Depuis la guerre, et plus encore depuis la réunification, la fécondité française est toujours restée supérieure à la fécondité allemande et depuis le début des années 2000 l’écart se creuse.

D’après les projections démographiques retenues par la Commission européenne, l’Allemagne devrait perdre plus de 15 millions d’habitants d’ici 2060 et la France en gagner un peu moins de 9. Vers 2045 les deux pays devraient avoir des populations identiques (un peu moins de 73 millions d’habitants) et en 2060 la France compterait environ 7 millions d’habitants de plus que l’Allemagne (73 millions contre 66).

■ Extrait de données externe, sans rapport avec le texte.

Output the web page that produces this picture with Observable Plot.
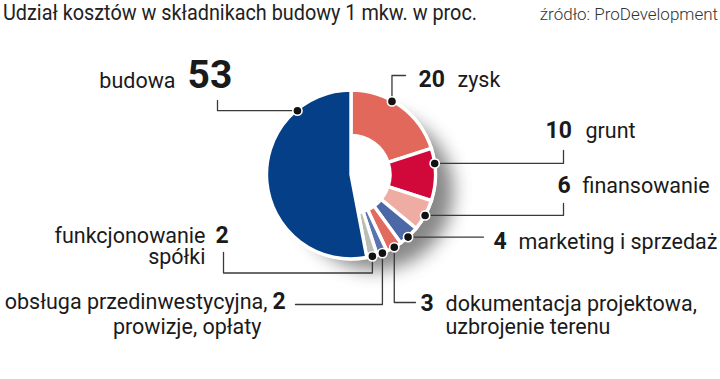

En conséquence, et compte tenu des réformes engagées dans les deux pays, la part des dépenses publiques de retraites dans le PIB augmenterait peu en France et beaucoup en Allemagne. D’après les travaux de la Commission européenne elle passerait en France, entre 2010 et 2060, de 14,6 à 15,1 %, soit une hausse de +0,5 point, alors qu’elle augmenterait de 2,6 points en Allemagne passant de 10,8 à 13,4 % du PIB. Ceci bien que la réforme allemande du système de retraite prévoie un report à 67 ans de l’âge de la retraite et la réforme française un report à seulement 62 ans. C’est la raison pour laquelle, on le voit nous demeurons malgré tout à un niveau supérieur à nos voisins.

On est là sur un mouvement structurel et de temps long.

Le poids d’une France endettée qui dispose de fondamentaux dégradés ne lui permet plus de peser vraiment mais seulement de laisser croire à une grandeur et à un équilibre avec son voisin d’outre Rhin. Je crains que ces 40 milliards € du plan de relance n’en soient une illustration.

Pour retrouver du poids en Europe, il faut enfin alléger notre dette, nos déficits, nos prélèvements obligatoires, en France. C’est d’abord cela la souveraineté.